Plates-formes d’emploi : la naissance européenne des autoentrepreneurs
Droit social. Les travailleurs des plates-formes sont souvent des indépendants chargés de la fourniture de biens et de services sous forme rémunérée et non délocalisable, sous-traitants d’entreprises. Ces entreprises qui non seulement rapprochent l’offre et la demande par un algorithme, mais aussi définissent le service et le cadre de travail de ces fournisseurs, et qui, ce faisant, remettent surtout en cause la définition du salarié, fondatrice du droit social.

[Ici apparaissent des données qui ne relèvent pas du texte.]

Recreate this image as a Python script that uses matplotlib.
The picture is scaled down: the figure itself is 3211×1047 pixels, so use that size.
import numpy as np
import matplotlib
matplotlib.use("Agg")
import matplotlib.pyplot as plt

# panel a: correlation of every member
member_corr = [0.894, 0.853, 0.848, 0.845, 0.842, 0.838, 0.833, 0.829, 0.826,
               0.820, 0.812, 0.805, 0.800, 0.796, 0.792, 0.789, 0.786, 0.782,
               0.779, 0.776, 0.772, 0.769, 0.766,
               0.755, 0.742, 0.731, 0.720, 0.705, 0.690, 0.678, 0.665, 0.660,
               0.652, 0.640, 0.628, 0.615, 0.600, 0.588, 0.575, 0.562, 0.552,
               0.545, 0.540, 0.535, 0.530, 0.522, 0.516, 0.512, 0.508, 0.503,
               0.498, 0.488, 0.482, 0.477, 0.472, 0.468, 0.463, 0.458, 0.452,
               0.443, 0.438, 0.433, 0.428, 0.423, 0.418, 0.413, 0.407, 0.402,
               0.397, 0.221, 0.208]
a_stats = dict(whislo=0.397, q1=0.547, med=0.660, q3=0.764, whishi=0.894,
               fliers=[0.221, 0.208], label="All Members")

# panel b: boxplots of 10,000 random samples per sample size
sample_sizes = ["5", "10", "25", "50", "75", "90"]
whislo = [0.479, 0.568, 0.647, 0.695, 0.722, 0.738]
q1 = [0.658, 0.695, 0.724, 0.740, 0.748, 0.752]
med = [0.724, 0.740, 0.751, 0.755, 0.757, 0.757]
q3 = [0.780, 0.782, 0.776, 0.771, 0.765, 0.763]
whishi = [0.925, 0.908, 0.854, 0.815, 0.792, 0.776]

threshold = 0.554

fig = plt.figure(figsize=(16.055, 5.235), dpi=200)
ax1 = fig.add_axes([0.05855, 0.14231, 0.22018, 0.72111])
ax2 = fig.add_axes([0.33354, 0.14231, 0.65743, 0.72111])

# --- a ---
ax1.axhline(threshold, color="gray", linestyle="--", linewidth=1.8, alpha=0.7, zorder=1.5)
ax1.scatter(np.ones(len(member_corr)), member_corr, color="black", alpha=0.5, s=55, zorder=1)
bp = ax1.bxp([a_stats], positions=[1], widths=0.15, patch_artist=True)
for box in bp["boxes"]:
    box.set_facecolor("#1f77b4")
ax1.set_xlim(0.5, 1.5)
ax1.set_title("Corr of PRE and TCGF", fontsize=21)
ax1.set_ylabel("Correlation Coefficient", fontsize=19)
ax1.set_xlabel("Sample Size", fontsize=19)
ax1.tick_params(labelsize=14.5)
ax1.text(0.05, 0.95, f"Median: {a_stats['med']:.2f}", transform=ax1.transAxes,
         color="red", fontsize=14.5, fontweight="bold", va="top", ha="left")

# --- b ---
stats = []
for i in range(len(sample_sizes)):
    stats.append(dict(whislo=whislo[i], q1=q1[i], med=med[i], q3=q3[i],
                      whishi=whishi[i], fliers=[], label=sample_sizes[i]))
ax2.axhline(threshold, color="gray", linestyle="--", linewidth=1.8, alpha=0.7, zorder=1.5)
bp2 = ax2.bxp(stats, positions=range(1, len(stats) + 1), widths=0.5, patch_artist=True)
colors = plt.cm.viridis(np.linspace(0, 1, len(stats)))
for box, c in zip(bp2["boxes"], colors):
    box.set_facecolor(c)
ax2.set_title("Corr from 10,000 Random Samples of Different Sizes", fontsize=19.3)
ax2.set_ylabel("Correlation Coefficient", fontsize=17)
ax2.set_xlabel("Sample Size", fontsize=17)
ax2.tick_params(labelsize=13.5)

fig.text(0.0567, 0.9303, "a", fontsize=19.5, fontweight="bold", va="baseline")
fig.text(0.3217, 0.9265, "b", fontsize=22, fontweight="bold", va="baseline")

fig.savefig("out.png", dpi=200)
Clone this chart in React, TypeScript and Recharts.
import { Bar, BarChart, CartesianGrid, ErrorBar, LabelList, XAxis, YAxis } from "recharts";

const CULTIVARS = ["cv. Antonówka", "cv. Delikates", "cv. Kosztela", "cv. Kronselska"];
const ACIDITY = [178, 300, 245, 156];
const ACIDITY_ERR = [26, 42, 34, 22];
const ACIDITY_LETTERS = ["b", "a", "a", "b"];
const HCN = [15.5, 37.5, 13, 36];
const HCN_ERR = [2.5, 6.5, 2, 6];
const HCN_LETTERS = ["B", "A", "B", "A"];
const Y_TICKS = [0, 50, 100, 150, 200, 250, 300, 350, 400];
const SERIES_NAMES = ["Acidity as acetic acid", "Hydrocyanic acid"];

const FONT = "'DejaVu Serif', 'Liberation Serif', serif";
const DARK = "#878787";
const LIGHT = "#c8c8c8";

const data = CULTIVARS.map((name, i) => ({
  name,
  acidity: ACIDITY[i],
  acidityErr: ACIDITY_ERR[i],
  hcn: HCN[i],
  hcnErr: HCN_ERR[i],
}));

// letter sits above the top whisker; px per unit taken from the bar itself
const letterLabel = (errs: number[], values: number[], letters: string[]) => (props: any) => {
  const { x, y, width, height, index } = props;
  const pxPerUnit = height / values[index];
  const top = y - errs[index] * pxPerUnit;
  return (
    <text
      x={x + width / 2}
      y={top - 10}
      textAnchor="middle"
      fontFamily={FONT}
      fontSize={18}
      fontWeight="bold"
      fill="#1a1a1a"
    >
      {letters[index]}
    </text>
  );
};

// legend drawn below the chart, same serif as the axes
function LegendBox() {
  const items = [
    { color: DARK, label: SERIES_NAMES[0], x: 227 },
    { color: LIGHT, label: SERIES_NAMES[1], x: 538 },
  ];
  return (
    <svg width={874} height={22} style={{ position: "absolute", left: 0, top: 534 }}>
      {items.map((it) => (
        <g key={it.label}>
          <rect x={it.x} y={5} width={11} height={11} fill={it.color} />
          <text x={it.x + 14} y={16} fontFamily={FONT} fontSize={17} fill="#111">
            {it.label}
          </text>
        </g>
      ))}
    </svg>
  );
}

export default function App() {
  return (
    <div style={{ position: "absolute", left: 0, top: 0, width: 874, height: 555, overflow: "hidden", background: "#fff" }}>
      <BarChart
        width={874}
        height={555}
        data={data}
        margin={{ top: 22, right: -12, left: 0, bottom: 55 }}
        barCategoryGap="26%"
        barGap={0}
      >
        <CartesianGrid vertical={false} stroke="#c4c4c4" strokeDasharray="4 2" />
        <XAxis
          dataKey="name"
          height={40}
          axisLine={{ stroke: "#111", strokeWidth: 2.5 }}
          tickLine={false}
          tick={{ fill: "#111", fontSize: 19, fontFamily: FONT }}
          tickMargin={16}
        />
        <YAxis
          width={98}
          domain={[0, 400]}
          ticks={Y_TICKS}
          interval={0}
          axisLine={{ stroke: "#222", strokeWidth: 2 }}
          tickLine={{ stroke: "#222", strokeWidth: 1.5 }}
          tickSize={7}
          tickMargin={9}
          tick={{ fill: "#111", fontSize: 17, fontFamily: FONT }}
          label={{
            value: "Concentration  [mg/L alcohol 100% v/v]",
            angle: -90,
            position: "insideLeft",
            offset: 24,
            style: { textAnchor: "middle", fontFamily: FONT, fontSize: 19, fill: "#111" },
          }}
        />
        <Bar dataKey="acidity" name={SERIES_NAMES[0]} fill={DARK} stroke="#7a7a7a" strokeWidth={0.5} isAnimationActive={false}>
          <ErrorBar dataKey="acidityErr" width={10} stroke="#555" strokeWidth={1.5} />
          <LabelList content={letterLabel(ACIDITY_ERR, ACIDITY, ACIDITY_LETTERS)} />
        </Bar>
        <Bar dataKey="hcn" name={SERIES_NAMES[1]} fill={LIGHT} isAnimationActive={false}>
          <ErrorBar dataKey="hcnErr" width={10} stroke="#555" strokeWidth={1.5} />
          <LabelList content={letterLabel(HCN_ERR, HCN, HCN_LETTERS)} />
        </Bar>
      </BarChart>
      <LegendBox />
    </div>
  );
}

Au vu de l’ampleur de ce phénomène, cette catégorie intéresse également l’Union européenne. La Commission a ainsi proposé un projet de directive comportant notamment une liste de contrôles pour déterminer si la plate-forme est un « employeur » et, le cas échéant, par déduction, aurait directement le salarié sous sa responsabilité.
Le Parlement européen a, le 2 février 2023, amendé cette proposition en instaurant une présomption légale générale de salariat pour les travailleurs des plates-formes, quelles que soient l’appellation ou la forme de leur contrat. Les Etats membres qui, en Conseil des vingt-sept ministres du travail, doivent également approuver la directive, sont très réticents à adopter une quelconque réglementation, et donc a fortiori le texte du Parlement. La situation est dès lors bloquée.
Un risque d’infraction
Pourtant, une avancée notable à l’initiative de la direction générale de la concurrence de la Commission européenne a été à peine remarquée : le 29 septembre 2022, cette dernière a publié des lignes directrices autorisant des travailleurs indépendants à négocier collectivement de meilleures conditions de travail sans enfreindre les règles de concurrence de l’Union européenne.
La Commission est, en effet, aussi l’autorité de la concurrence chargée notamment de veiller à l’application des textes prohibant les ententes. Or, les indépendants sont des entreprises, au sens du traité de l’Union européenne, ce qui les place en risque d’infraction lorsqu’ils souhaitent s’entendre sur le prix de leurs prestations… en négociant collectivement leurs conditions de travail et de rémunération.
Par ces nouvelles lignes directrices, les syndicats agissant dans l’intérêt collectif de ces travailleurs ne peuvent plus être traités comme des « cartels » prohibés, et la négociation collective pour les indépendants qui fournissent principalement leur propre travail ne peut être considérée comme une fixation de prix illicite.
En position de faiblesse
Ce texte européen d’analyse de marché intéresse aussi par ses définitions. Sont visés les indépendants qui dépendent d’une seule société pour au moins 50 % de leurs revenus professionnels (sur moins d’un an, un an ou deux ans), ceux travaillant aux côtés d’autres travailleurs, ceux qui assurent des tâches similaires à d’autres travailleurs œuvrant pour une même société, et enfin ceux offrant leurs services à une plate-forme de travail numérique ou par son intermédiaire.